1. Power to Conduct Audit Under Rule 5A of Service Tax Rules, 1994
The appellant contended that there is no power to conduct audits under Rule 5A of Service Tax Rules, 1994, and Chapter V of the Finance Act, 1994 does not grant audit powers to officers authorized by the Comptroller and Auditor General (CAG). The Central Government Circular No. 181/7/2014-ST clarified that Rule 5A(2) allows scrutiny of records by officers authorized by the Commissioner or the Audit Party deputed by the Commissioner or CAG, constituting an audit by departmental officers. The Hon'ble Apex Court in Union of India And Ors Vs. M/s Travelite (India) [2014 (12) TMI 1099 - SUPREME COURT] granted a stay on the Delhi High Court judgment, thus supporting the statutory backing for such audits. Consequently, the Tribunal found no merit in the appellant's contention.

2. Eligibility of CENVAT Credit on Mobilization Advances
The appellant argued that they availed 'works contract services' for constructing a multi-storeyed housing complex and paid mobilization advances in 2010-11, adjusting these against bills from July 2012. They claimed CENVAT credit on these services as input services under Rule 2(l) of CENVAT Credit Rules, 2004. The Tribunal noted that the definition of "input service" excludes services related to construction of buildings or civil structures for the period up to 30.06.2012 and from 01.07.2012 onwards. The Tribunal upheld the Commissioner's view that service tax paid on mobilization advances does not qualify as eligible CENVAT credit. The Tribunal referenced the cases of M/s GJF Construction Company Limited vs. CCE, Hyderabad and Thermax Instrumental Limited vs. CCE, which held that mobilization advances are not chargeable to service tax if they are in the nature of an advance.

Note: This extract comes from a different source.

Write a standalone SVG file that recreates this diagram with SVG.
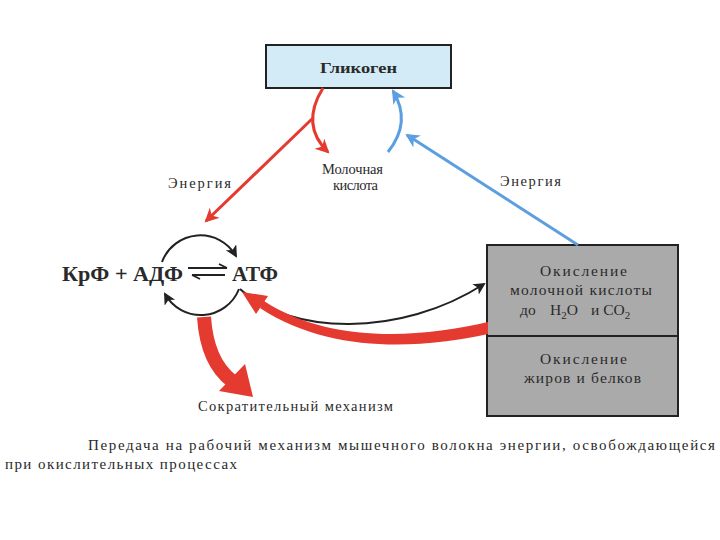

3. Liability to Pay Interest Under Rule 14 of CENVAT Credit Rules, 2004
The appellant claimed that the CENVAT credit balance was always higher than Rs. 91,01,452/- and thus, the credit was availed but not utilized. Rule 14 of CENVAT Credit Rules, 2004, provides for recovery of CENVAT credit taken and utilized wrongly. The Tribunal referenced the Hon'ble Karnataka High Court's decision in CCE vs. Bill Forge Private Limited [2012 (26) STR 204 (Kar)], which held that interest is not payable if the credit was merely availed but not utilized. Consequently, the Tribunal held that no interest is liable to be paid by the appellant.

4. Imposition of Penalties Under Sections 77 and 78 of the Finance Act, 1994
The Tribunal addressed the imposition of penalties, noting that the appellant was registered, paying service tax, and filing returns regularly. The Tribunal emphasized that the intent to evade tax must be a positive act established by the department. The Tribunal referenced the case of Shriram Chits Pvt Ltd vs Commissioner of C.Ex & Cus & ST, Hyderabad [2023(69) GSTL 397(Tri.-Hyd)], which held that suppression cannot be established where material facts were within the knowledge of the Revenue. The Tribunal also cited Amway India Enterprises Pvt Ltd., vs Commissioner of C.Ex, New Delhi [2017(3) GSTL 69(Tri.Del)], which held that extended periods for penalties cannot be invoked if suppression is not established. Thus, the Tribunal found no justification for invoking the extended period or imposing penalties under Sections 77 and 78.

Conclusion:
The Tribunal modified the impugned order, upholding the demand of Rs. 91,01,452/- but setting aside the interest and penalties imposed under Sections 77 and 78. The appeal was partially allowed to the extent indicated above.